As you might have read in this article on chimping, my LCD screen is basically turned off. I use my camera in all manual (ISO, speed and aperture) and make no use of the menu settings. The M9 menu system has been refined, it is easier to change ISO’s. This being said, I can be a whole day at ISO160 so the extra step to perform an ISO change on the M8 won’t be much of a problem. The M8 also holds an advantage by having a tiny LCD on the top cover that displays the shots left and battery level, which is very handy. This spec actually disappeared on the M9 and the information can be viewed only on the LCD screen.
Let’s end this section by mentioning battery autonomy, which is in my experience longer on the M8, and the color of the camera’s body. My M8 is black while the M9 is steel grey. I’d say the M9 is easier to spot than my all black camera (I have put tape of both the red dot and M8 graving) but I have no evidence of it. This is one of these things that seem to make sense, yet at the same time, I doubt it has much impact on a given picture.
Advantage : tie
VI) Cost / Security
I was concerned about traveling with the M9 and two expensive lenses.
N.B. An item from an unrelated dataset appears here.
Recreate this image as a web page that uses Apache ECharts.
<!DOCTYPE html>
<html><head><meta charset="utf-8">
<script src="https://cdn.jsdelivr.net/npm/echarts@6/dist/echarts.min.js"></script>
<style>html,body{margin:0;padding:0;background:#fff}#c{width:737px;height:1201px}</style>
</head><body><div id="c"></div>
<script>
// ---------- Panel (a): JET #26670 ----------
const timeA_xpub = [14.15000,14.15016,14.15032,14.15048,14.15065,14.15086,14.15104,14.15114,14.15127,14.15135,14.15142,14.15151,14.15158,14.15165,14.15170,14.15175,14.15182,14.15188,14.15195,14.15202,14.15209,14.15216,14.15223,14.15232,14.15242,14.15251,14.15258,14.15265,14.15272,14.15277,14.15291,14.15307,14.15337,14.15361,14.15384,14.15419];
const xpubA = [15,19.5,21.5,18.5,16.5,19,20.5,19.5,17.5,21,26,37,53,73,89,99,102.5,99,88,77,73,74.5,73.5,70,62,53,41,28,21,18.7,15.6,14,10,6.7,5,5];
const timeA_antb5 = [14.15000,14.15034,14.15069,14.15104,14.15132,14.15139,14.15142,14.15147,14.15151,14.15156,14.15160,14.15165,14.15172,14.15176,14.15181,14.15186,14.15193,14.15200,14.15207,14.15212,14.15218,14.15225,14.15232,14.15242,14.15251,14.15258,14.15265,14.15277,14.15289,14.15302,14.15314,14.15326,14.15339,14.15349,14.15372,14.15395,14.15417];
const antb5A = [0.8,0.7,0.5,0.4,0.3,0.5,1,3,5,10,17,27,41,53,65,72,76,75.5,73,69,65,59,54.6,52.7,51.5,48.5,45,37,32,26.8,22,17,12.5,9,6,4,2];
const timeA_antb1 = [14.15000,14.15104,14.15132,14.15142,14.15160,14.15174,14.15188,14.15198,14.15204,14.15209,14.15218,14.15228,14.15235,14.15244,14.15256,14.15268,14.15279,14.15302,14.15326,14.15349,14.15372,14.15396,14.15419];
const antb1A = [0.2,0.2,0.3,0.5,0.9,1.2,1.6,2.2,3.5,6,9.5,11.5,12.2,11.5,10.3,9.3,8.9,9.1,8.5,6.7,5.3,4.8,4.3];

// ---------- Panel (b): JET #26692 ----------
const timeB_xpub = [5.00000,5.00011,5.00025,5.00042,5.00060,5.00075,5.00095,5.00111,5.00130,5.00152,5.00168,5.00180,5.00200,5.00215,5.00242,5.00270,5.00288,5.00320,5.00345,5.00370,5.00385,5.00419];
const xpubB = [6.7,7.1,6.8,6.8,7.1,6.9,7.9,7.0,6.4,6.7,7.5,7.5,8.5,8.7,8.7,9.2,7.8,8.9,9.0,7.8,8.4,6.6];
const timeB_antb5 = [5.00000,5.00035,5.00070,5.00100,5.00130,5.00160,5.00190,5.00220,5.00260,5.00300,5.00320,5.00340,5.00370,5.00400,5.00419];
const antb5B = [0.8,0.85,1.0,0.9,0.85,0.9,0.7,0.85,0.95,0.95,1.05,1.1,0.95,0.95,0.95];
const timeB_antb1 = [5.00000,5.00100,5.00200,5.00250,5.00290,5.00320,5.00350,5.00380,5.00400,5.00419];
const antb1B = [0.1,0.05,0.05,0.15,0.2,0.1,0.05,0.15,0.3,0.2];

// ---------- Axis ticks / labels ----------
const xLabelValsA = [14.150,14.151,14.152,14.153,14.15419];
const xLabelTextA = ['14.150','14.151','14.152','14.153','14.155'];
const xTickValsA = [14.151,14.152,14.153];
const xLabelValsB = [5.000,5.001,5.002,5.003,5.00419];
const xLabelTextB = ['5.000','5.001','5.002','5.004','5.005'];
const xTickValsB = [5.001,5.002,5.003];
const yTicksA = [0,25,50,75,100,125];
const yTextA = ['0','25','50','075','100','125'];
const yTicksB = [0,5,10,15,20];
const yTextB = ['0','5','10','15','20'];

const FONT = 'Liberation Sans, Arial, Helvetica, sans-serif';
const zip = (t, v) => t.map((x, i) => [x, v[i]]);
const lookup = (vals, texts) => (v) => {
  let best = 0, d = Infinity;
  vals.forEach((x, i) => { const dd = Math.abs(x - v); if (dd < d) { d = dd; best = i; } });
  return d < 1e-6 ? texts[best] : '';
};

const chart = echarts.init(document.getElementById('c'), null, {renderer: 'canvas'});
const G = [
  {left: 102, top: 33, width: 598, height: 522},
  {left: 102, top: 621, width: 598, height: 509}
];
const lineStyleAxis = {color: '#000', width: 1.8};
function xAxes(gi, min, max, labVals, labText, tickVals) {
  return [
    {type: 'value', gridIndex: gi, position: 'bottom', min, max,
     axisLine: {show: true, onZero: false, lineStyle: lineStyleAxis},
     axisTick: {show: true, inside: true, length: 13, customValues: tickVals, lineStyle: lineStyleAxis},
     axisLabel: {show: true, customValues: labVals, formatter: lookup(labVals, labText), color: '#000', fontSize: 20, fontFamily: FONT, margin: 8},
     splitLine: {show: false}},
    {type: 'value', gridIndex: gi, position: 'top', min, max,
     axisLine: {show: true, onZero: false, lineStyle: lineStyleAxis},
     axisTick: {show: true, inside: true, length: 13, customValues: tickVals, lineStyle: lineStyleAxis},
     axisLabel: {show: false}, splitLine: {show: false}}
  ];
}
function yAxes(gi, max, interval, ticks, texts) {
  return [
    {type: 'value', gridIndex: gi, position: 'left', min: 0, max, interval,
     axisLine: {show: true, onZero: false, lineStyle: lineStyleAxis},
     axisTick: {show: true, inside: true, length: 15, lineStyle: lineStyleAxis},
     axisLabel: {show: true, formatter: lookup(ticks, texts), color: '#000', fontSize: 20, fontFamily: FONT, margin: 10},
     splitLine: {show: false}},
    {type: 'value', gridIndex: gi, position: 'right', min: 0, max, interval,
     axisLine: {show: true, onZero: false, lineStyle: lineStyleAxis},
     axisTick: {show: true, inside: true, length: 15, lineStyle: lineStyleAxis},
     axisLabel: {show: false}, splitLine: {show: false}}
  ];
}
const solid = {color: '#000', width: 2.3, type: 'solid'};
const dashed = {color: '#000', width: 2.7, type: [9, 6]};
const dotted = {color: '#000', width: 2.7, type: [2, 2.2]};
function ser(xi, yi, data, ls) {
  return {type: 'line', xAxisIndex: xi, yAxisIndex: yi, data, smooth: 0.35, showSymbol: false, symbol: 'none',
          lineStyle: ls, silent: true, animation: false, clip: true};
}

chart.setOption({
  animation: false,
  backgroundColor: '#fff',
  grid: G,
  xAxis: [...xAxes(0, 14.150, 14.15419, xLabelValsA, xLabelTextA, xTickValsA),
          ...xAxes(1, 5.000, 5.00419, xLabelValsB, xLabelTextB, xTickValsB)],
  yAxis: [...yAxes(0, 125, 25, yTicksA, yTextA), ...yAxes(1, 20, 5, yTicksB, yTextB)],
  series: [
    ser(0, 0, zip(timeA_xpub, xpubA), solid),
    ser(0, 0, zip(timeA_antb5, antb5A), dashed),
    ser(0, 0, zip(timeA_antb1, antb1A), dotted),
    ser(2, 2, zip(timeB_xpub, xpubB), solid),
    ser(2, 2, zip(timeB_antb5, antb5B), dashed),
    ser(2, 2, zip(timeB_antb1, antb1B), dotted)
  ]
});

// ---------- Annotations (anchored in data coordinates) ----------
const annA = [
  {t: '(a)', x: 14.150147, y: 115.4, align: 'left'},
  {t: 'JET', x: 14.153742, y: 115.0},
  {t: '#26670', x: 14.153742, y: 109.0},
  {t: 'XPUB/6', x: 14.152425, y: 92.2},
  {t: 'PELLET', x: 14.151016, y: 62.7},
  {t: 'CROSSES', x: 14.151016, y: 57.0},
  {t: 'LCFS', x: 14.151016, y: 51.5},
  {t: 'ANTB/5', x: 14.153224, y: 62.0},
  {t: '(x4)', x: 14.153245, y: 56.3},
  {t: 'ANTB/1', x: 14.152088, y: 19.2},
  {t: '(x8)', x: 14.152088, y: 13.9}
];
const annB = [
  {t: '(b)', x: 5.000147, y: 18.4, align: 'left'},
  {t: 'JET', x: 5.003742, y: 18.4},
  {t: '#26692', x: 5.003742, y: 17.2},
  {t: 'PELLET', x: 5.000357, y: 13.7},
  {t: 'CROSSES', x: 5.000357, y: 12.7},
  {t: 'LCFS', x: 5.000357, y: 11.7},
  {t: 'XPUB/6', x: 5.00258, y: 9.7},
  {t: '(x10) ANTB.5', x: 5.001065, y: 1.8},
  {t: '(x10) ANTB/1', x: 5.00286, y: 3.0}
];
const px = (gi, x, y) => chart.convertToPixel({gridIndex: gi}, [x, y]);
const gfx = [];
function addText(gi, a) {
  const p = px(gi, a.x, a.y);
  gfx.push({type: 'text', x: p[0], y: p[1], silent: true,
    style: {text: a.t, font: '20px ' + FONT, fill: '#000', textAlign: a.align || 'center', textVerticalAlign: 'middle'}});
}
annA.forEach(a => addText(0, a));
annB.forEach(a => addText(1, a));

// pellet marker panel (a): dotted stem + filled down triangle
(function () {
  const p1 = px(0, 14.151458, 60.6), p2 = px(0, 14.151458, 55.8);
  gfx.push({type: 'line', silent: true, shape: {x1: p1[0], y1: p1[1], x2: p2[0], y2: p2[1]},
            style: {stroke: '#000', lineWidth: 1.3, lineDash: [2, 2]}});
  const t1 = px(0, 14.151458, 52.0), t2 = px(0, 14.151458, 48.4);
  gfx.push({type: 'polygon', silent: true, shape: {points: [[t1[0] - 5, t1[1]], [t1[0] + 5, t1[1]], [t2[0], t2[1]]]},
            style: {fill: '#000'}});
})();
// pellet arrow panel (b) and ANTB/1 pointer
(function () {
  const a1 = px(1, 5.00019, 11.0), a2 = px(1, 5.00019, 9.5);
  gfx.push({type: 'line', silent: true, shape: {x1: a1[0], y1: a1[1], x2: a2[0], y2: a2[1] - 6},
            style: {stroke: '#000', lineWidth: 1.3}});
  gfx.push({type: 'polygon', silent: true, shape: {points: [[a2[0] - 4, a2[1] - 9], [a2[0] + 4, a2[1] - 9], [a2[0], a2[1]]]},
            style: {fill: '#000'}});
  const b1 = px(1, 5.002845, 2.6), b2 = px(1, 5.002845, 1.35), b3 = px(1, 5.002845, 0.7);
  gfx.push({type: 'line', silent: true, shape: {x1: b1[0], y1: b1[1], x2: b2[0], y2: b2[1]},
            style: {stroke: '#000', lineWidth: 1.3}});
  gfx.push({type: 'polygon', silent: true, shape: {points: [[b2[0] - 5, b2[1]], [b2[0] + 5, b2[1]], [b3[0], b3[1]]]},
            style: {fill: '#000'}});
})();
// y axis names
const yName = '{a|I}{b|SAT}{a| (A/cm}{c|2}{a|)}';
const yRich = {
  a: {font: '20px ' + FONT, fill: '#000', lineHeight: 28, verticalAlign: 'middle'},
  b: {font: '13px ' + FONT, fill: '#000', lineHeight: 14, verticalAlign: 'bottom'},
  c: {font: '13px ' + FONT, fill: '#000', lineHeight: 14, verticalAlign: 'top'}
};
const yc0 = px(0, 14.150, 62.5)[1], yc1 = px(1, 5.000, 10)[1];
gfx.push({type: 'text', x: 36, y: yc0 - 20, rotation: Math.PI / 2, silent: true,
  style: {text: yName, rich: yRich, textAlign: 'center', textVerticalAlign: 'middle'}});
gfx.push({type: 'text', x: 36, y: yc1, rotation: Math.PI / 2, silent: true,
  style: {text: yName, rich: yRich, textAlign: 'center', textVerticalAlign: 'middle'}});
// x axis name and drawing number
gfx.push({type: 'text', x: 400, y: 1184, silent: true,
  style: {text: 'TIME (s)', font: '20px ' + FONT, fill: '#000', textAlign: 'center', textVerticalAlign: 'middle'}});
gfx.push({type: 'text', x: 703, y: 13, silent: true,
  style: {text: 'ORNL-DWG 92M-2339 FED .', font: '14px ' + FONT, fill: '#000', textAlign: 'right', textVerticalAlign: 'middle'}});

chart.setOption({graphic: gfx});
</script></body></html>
Walking in the streets of Mexico City, Quito or Manila with 15’000 dollars worth of equipment did not make sense to me. By taking along the Leica M8 with 35mm Lux, I will be much less concerned about theft or destruction. Indeed, who would leave his camera bag on the beach to go for a swim with that much money in it ? This trip is about discovering and experimenting the world, not about 101 ways to make your camera safe while your travel.
Advantage : M8
VII) Bottom line
The M8 made more sense as a travel camera. I’ll miss the M9 which is without doubt the best camera overall. Yet, the gap between them being so small, I went for simplicity and convenience, letting my eyes look at new horizons and not my camera bag.